Networth News
Welcome to the Networth News update for Monday the 12th of September.
AFA calls for delay in FoFA implementation
The Association of Financial Advisers (AFA) has called on the government to delay the implementation of its Future of Financial Advice (FoFA) reforms. Money Management reports that as the government had delayed the delivery of its first tranche of FoFA legislation, it should push the implementation date of 1 July 2013 back as well. The AFA also said FoFA will undermine the independent financial planning sector and lead to greater consolidation, and that FoFA would only benefit industry funds and large players in the financial advice sector.
Opt-in costs eased for non-independents
The cost of compliance with the government's proposed changes around opt-in will be eased for financial advisers if they are members of a network or aligned with a major wealth manager, according to Rice Warner. The Financial Review reports that if financial planning practices are members of dealer groups or act as sales representatives for banks or major wealth product groups they will be able to draw on their services to alleviate costs associated with opt-in. Around 80 per cent of financial advisers are authorised representatives of networks or major wealth managers, according to Rice Warner research.
Banks actively hiring financial planners
Australia's major banks are actively recruiting financial planners despite recent share market volatility, according to financial services recruiters. Investor Daily reports that banks are hiring advisers so they can cross-sell products to customers with a mortgage or who have a deposit with the bank. Derwent Executive managing director Ben Derwent said banks wanted to develop a captive community of clients to that are offered a suite of financial products. Rather than hiring externally, Derwent some banks are redeploying and retraining existing staff to sell financial planning products.
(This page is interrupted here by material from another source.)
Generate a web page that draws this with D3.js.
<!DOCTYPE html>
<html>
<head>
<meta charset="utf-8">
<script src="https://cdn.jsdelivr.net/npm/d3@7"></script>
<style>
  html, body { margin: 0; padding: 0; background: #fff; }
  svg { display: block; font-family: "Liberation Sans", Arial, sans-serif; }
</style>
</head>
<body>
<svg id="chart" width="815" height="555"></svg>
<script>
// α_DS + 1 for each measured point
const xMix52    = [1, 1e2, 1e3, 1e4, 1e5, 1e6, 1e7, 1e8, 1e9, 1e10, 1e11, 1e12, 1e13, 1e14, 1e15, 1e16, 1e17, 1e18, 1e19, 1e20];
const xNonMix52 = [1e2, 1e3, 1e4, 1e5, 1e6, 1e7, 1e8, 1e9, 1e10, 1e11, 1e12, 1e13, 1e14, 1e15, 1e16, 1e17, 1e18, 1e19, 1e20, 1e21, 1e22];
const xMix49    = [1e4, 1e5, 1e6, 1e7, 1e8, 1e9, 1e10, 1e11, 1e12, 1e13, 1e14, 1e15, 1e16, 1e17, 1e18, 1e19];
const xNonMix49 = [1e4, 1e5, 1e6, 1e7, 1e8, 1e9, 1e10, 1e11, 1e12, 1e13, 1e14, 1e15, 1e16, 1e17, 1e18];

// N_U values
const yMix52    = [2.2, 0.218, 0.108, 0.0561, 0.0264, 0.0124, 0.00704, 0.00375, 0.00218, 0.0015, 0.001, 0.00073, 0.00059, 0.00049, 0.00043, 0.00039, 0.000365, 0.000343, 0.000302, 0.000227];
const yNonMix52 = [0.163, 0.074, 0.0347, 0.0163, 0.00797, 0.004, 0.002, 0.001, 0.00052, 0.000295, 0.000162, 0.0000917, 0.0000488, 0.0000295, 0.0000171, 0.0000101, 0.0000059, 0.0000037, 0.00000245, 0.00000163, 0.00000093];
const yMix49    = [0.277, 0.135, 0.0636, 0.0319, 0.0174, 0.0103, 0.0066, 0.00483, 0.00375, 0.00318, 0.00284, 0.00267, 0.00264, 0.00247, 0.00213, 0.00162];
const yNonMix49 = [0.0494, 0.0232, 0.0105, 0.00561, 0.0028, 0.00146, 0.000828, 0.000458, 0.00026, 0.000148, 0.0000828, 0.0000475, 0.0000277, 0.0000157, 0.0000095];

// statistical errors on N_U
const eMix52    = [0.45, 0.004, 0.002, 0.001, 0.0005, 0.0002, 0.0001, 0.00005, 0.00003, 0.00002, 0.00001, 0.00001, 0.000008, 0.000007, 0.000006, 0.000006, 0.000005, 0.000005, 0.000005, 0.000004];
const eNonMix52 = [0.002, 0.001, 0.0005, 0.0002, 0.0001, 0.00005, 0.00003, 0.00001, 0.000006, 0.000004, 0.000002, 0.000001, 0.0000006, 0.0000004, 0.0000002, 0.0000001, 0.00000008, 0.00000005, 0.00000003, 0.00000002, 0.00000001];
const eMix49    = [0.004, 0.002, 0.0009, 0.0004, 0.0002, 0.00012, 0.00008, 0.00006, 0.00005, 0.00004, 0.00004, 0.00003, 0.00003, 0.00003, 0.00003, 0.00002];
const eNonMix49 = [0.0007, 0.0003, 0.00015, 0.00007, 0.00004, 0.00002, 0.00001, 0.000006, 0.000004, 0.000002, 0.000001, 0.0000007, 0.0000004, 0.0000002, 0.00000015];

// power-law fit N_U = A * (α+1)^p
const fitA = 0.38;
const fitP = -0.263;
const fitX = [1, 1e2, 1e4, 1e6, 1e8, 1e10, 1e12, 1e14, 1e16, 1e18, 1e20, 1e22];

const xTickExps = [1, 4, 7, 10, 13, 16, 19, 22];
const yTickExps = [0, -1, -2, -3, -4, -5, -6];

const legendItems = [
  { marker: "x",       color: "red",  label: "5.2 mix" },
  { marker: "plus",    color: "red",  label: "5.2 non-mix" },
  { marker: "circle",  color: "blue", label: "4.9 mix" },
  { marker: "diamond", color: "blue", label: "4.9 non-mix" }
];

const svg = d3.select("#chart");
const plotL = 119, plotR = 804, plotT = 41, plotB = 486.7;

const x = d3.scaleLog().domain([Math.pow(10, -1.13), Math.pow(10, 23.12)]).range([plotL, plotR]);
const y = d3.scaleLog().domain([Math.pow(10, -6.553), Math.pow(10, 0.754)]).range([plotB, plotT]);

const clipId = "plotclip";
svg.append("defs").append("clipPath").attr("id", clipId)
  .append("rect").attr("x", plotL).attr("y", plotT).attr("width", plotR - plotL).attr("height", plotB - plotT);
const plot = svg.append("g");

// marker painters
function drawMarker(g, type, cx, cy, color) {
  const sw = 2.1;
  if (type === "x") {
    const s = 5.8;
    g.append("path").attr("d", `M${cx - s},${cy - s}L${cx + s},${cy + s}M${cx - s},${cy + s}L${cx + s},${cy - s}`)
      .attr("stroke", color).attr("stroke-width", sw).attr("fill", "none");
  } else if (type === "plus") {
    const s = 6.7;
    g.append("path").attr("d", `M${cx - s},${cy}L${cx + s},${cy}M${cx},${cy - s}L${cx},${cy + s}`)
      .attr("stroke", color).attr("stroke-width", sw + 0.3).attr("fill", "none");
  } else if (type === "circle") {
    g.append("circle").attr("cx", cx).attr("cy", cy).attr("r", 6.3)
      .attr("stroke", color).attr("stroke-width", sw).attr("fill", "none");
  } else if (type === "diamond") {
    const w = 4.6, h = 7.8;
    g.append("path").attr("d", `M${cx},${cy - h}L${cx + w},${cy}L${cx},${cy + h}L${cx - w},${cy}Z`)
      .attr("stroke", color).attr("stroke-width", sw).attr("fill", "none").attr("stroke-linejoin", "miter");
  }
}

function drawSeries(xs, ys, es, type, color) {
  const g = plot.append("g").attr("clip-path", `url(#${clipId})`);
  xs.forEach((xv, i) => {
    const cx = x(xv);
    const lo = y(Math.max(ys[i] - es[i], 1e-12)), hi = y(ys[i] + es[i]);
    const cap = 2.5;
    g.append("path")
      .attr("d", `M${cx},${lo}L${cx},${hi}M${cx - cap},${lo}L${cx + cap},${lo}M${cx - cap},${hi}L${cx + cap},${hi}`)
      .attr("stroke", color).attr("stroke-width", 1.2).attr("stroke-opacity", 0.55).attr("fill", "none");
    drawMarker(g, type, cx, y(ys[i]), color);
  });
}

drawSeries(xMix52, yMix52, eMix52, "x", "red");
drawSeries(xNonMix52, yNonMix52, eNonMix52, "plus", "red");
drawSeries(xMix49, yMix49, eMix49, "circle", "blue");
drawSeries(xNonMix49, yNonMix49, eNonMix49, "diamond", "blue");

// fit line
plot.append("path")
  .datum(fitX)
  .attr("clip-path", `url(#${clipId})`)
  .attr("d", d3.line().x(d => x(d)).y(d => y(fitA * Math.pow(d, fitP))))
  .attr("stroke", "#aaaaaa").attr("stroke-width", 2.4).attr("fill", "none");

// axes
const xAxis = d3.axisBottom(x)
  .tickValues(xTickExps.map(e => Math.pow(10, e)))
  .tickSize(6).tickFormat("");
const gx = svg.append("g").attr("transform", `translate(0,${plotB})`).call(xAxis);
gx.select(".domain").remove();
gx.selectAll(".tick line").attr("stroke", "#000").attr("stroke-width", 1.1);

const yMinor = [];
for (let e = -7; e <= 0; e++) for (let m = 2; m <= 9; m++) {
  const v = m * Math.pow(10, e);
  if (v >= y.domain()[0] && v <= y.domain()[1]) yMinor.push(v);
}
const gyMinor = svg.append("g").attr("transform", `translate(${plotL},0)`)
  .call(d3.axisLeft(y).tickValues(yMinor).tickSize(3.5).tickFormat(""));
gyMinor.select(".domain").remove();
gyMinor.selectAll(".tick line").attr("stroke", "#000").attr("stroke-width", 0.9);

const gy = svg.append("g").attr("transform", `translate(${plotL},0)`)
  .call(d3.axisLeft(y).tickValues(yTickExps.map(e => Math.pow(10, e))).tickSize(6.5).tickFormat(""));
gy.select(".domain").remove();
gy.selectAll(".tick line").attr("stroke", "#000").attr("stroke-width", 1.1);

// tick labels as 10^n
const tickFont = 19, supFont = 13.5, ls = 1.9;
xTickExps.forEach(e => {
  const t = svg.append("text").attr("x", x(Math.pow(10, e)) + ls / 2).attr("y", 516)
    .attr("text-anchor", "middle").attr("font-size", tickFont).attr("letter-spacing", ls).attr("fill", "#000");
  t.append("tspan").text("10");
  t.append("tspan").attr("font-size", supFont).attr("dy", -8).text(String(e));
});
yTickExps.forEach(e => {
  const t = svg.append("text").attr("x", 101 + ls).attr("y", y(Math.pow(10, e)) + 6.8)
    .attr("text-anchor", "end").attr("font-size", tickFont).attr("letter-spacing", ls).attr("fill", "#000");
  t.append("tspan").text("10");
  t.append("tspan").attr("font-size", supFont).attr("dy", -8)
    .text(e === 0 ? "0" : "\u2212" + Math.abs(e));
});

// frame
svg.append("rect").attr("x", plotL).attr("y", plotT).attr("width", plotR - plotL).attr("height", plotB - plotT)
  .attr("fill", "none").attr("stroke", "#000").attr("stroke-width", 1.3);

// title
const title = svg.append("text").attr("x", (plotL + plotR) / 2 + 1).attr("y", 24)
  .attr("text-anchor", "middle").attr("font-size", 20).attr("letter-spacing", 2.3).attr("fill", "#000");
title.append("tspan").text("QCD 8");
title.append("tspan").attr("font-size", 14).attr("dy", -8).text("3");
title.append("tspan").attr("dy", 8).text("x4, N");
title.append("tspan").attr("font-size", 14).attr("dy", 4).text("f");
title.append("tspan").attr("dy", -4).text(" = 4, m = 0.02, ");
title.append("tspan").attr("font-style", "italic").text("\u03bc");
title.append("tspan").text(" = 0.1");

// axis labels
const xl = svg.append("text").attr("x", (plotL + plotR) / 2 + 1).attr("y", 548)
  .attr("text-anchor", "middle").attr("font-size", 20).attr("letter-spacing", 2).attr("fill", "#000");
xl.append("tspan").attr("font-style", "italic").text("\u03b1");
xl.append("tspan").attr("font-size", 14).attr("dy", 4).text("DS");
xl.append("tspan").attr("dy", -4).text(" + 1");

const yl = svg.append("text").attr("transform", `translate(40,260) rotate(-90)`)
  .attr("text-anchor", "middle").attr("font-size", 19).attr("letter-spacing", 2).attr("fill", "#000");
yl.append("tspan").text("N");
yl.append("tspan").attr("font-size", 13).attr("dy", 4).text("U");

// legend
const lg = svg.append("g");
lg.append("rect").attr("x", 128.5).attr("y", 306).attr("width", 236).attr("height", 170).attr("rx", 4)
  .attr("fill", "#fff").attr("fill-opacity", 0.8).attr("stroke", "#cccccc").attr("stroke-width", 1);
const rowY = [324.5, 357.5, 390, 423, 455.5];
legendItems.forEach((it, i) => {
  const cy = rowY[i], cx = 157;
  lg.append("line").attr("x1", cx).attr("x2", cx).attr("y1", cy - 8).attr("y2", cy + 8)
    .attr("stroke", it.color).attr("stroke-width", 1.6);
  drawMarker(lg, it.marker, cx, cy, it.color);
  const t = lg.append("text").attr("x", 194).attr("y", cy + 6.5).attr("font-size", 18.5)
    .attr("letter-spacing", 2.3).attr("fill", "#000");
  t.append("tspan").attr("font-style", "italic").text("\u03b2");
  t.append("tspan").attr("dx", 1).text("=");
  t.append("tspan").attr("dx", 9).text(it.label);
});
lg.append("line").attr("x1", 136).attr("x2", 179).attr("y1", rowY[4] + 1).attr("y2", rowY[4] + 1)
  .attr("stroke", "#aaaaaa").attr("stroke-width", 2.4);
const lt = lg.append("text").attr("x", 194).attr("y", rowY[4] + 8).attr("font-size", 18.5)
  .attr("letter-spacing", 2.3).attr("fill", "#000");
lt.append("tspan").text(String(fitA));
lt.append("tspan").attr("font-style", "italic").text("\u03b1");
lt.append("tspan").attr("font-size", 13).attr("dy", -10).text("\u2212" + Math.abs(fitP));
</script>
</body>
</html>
Putting the right price on financial advice
Establishing a suitable pricing model for clients is a key concern for boutique financial advisers. Money Management reports that issues such as justifying an hourly rate, assessing the costs of providing advice, justifying an asset-based fee, placing a value on advice and separating price from product are key concerns for boutique financial advisers. A recent conference for such advisers heard that more than half of delegates indicated asset-based fees a part of their overall pricing structure at present, and clients are happy with this model due to the alignment of interest. However, placing a value on initial advice and how to charge for this while working on business development was a contentious issue.